Work to be completed: Repeat what the lines below say, word for word, and skip every image.

Given data:
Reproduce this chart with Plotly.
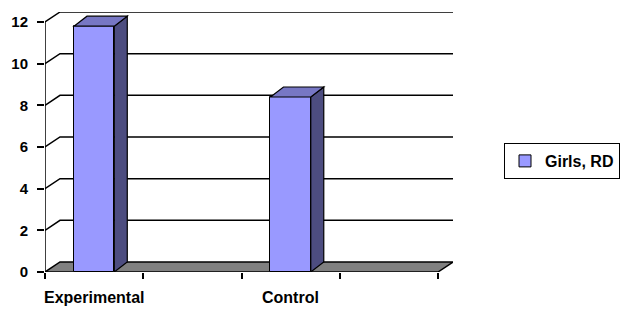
import plotly.graph_objects as go

# ---- data ----
categories = ["Experimental", "Control"]
series_name = "Girls, RD"
values = [11.8, 8.4]
y_ticks = [0, 2, 4, 6, 8, 10, 12]

# ---- layout constants (pixel geometry of the 3D look) ----
W, H = 626, 309
L, R, T, B = 45, 173, 12, 37
plot_w = W - L - R            # 408
plot_h = H - T - B            # 260
y_max_front = 12
px_per_y = (plot_h - 10) / y_max_front
depth_dy = 10 / px_per_y      # floor/wall depth in y units
n_slots = 4                   # 2 categories x 2 cluster slots
px_per_x = (plot_w - 15) / n_slots
depth_dx = 15 / px_per_x
bar_dx = 13 / px_per_x
bar_dy = 10 / px_per_y
bar_w = 0.41

x_pos = [i * 2 + 0.5 for i in range(len(categories))]

FONT = "Liberation Sans Narrow, Arial Narrow, Liberation Sans, Arial, sans-serif"

fig = go.Figure()
fig.add_trace(go.Bar(
    x=x_pos, y=values, width=bar_w, name=series_name,
    marker=dict(color="#9999FF", line=dict(color="black", width=1)),
    showlegend=True,
))

shapes = []
# back wall gridlines with left-wall diagonals
for v in y_ticks[1:]:
    shapes.append(dict(
        type="path", layer="below",
        path=f"M 0 {v} L {depth_dx} {v + depth_dy} L {n_slots + depth_dx} {v + depth_dy}",
        line=dict(color="black", width=1.5)))
# floor
shapes.append(dict(
    type="path", layer="below",
    path=f"M 0 0 L {n_slots} 0 L {n_slots + depth_dx} {depth_dy} L {depth_dx} {depth_dy} Z",
    fillcolor="#808080", line=dict(color="black", width=1.5)))
# y axis line
shapes.append(dict(type="line", layer="below", x0=0, x1=0, y0=0, y1=y_max_front,
                   line=dict(color="black", width=1.5)))
# bar 3D faces
for xc, v in zip(x_pos, values):
    x0, x1 = xc - bar_w / 2, xc + bar_w / 2
    shapes.append(dict(
        type="path", layer="above",
        path=f"M {x1} 0 L {x1 + bar_dx} {bar_dy} L {x1 + bar_dx} {v + bar_dy} L {x1} {v} Z",
        fillcolor="#4D4D80", line=dict(color="black", width=1.2)))
    shapes.append(dict(
        type="path", layer="above",
        path=f"M {x0} {v} L {x0 + bar_dx} {v + bar_dy} L {x1 + bar_dx} {v + bar_dy} L {x1} {v} Z",
        fillcolor="#7777C4", line=dict(color="black", width=1.2)))

annotations = []
for xc, c in zip(x_pos, categories):
    annotations.append(dict(
        x=xc, y=0, xref="x", yref="paper", text=c, showarrow=False,
        yanchor="middle", xanchor="center", yshift=-25,
        font=dict(family=FONT, size=16, color="black", weight="bold")))

fig.update_layout(
    width=W, height=H,
    margin=dict(l=L, r=R, t=T, b=B, pad=0, autoexpand=False),
    paper_bgcolor="white", plot_bgcolor="white",
    bargap=0,
    shapes=shapes,
    annotations=annotations,
    xaxis=dict(range=[0, n_slots * plot_w / (plot_w - 15)],
               tickvals=list(range(n_slots + 1)),
               ticktext=[""] * (n_slots + 1),
               ticks="outside", ticklen=6, tickcolor="black", tickwidth=1.5,
               showgrid=False, zeroline=False, showline=False, fixedrange=True,
               automargin=False),
    yaxis=dict(range=[0, y_max_front + depth_dy],
               tickvals=y_ticks, ticktext=[str(t) for t in y_ticks],
               ticks="outside", ticklen=7, tickcolor="black", tickwidth=1.5,
               ticklabelstandoff=6,
               tickfont=dict(family=FONT, size=15, color="black", weight="bold"),
               showgrid=False, zeroline=False, showline=False, fixedrange=True,
               automargin=False),
    legend=dict(x=(504 - L) / plot_w, y=(T + plot_h - 143) / plot_h,
                xanchor="left", yanchor="top",
                bordercolor="black", borderwidth=1, bgcolor="white",
                font=dict(family=FONT, size=16, color="black", weight="bold"),
                itemwidth=30, tracegroupgap=0),
)

fig.write_html(
    "out.html",
    config={"displayModeBar": False},
    post_script="document.body.style.margin='0';document.body.style.overflow='hidden';",
)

Written solution:
Reproduce this chart with Plotly.
import plotly.graph_objects as go

# ---- data ----
categories = ["Experimental", "Control"]
series_name = "Girls, RD"
values = [11.8, 8.4]
y_ticks = [0, 2, 4, 6, 8, 10, 12]

# ---- layout constants (pixel geometry of the 3D look) ----
W, H = 626, 309
L, R, T, B = 45, 173, 12, 37
plot_w = W - L - R            # 408
plot_h = H - T - B            # 260
y_max_front = 12
px_per_y = (plot_h - 10) / y_max_front
depth_dy = 10 / px_per_y      # floor/wall depth in y units
n_slots = 4                   # 2 categories x 2 cluster slots
px_per_x = (plot_w - 15) / n_slots
depth_dx = 15 / px_per_x
bar_dx = 13 / px_per_x
bar_dy = 10 / px_per_y
bar_w = 0.41

x_pos = [i * 2 + 0.5 for i in range(len(categories))]

FONT = "Liberation Sans Narrow, Arial Narrow, Liberation Sans, Arial, sans-serif"

fig = go.Figure()
fig.add_trace(go.Bar(
    x=x_pos, y=values, width=bar_w, name=series_name,
    marker=dict(color="#9999FF", line=dict(color="black", width=1)),
    showlegend=True,
))

shapes = []
# back wall gridlines with left-wall diagonals
for v in y_ticks[1:]:
    shapes.append(dict(
        type="path", layer="below",
        path=f"M 0 {v} L {depth_dx} {v + depth_dy} L {n_slots + depth_dx} {v + depth_dy}",
        line=dict(color="black", width=1.5)))
# floor
shapes.append(dict(
    type="path", layer="below",
    path=f"M 0 0 L {n_slots} 0 L {n_slots + depth_dx} {depth_dy} L {depth_dx} {depth_dy} Z",
    fillcolor="#808080", line=dict(color="black", width=1.5)))
# y axis line
shapes.append(dict(type="line", layer="below", x0=0, x1=0, y0=0, y1=y_max_front,
                   line=dict(color="black", width=1.5)))
# bar 3D faces
for xc, v in zip(x_pos, values):
    x0, x1 = xc - bar_w / 2, xc + bar_w / 2
    shapes.append(dict(
        type="path", layer="above",
        path=f"M {x1} 0 L {x1 + bar_dx} {bar_dy} L {x1 + bar_dx} {v + bar_dy} L {x1} {v} Z",
        fillcolor="#4D4D80", line=dict(color="black", width=1.2)))
    shapes.append(dict(
        type="path", layer="above",
        path=f"M {x0} {v} L {x0 + bar_dx} {v + bar_dy} L {x1 + bar_dx} {v + bar_dy} L {x1} {v} Z",
        fillcolor="#7777C4", line=dict(color="black", width=1.2)))

annotations = []
for xc, c in zip(x_pos, categories):
    annotations.append(dict(
        x=xc, y=0, xref="x", yref="paper", text=c, showarrow=False,
        yanchor="middle", xanchor="center", yshift=-25,
        font=dict(family=FONT, size=16, color="black", weight="bold")))

fig.update_layout(
    width=W, height=H,
    margin=dict(l=L, r=R, t=T, b=B, pad=0, autoexpand=False),
    paper_bgcolor="white", plot_bgcolor="white",
    bargap=0,
    shapes=shapes,
    annotations=annotations,
    xaxis=dict(range=[0, n_slots * plot_w / (plot_w - 15)],
               tickvals=list(range(n_slots + 1)),
               ticktext=[""] * (n_slots + 1),
               ticks="outside", ticklen=6, tickcolor="black", tickwidth=1.5,
               showgrid=False, zeroline=False, showline=False, fixedrange=True,
               automargin=False),
    yaxis=dict(range=[0, y_max_front + depth_dy],
               tickvals=y_ticks, ticktext=[str(t) for t in y_ticks],
               ticks="outside", ticklen=7, tickcolor="black", tickwidth=1.5,
               ticklabelstandoff=6,
               tickfont=dict(family=FONT, size=15, color="black", weight="bold"),
               showgrid=False, zeroline=False, showline=False, fixedrange=True,
               automargin=False),
    legend=dict(x=(504 - L) / plot_w, y=(T + plot_h - 143) / plot_h,
                xanchor="left", yanchor="top",
                bordercolor="black", borderwidth=1, bgcolor="white",
                font=dict(family=FONT, size=16, color="black", weight="bold"),
                itemwidth=30, tracegroupgap=0),
)

fig.write_html(
    "out.html",
    config={"displayModeBar": False},
    post_script="document.body.style.margin='0';document.body.style.overflow='hidden';",
)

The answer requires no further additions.